Frye Art Museum
Seattle, Washington
(206) 622-9250
Another Look at the Paintings of Pieter van Veen
July 3 - August 30, 1998
The Willows, 1918, oil on canvas, 40 x 32 inches
Pieter van Veen (1875-1961), a Post-lmpressionist painter who knew Renoir and Van Gogh, moved to Tacoma to paint the landscapes of the Northwest late in his career. His work will be shown in Seattle for the first time in years July 3 through August 30, 1998 at the Frye Art Museum.
Acquainted with van Gogh, Monet, Cezanne, and Renoir, van Veen was strongly influenced by the Impressionists. He painted plien-air landscapes from the Connecticut hills to the Pacific Northwest. Works by van Veen are in many homes of Northwest residents who knew him.
Van Veen studied at the Royal Academy of Arts, The Hague. In mid-career, he visited the United States for the first time and painted landscapes throughout the country, including Washington state. In the 1930s, he advised Charles and Emma Frye on purchases for their collection. Van Veen traveled throughout the Pacific Northwest in 1934 and completed a series of paintings of the Cascade Mountains. He later moved to Tacoma, Washington, where he died in 1961.

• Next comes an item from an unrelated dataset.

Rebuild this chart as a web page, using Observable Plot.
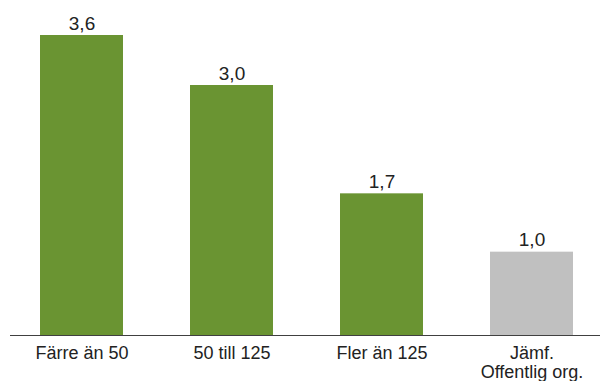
<!DOCTYPE html>
<html>
<head>
<meta charset="utf-8">
<script src="https://cdn.jsdelivr.net/npm/d3@7"></script>
<script src="https://cdn.jsdelivr.net/npm/@observablehq/plot@0.6"></script>
<style>
  html, body { margin: 0; padding: 0; background: #fff; }
  #chart svg { display: block; }
</style>
</head>
<body>
<div id="chart"></div>
<script>
const categories = ["Färre än 50", "50 till 125", "Fler än 125", "Jämf.\nOffentlig org."];
const values = [3.6, 3.0, 1.7, 1.0];
const barColors = ["#6a9432", "#6a9432", "#6a9432", "#c0c0c0"];
const valueLabels = ["3,6", "3,0", "1,7", "1,0"];

const data = categories.map((c, i) => ({cat: c, value: values[i], color: barColors[i], label: valueLabels[i]}));

const chart = Plot.plot({
  width: 600,
  height: 381,
  marginTop: 35,
  marginBottom: 46,
  marginLeft: 10,
  marginRight: 0,
  style: {fontFamily: "'Liberation Sans', Arial, sans-serif", fontSize: "18px", color: "#222", background: "#fff"},
  x: {domain: categories, range: [6, 606], paddingInner: 0.447, paddingOuter: 0.2235, label: null},
  y: {domain: [0, 3.6], axis: null},
  marks: [
    Plot.barY(data, {x: "cat", y: "value", fill: "color"}),
    Plot.ruleY([0], {stroke: "#404040", strokeWidth: 1}),
    Plot.text(data, {x: "cat", y: "value", text: "label", lineAnchor: "bottom", dy: -6, fontSize: 19, fill: "#222"}),
    Plot.axisX({tickSize: 0, tickPadding: 10, fontSize: 18, fill: "#222", label: null, lineHeight: 1.07})
  ]
});
document.getElementById("chart").appendChild(chart);
</script>
</body>
</html>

In his mature works van Veen concentrated on three subjects: cathedrals, landscapes, and flowers. His paintings of French Gothic cathedrals, 27 canvases in all, earned him the French of the Legion of Honor. This exhibition is the first of a planned series called "Another Look" that, over the next few years, will feature artists once active in the Northwest whose works deserve to be revived and critically reconsidered.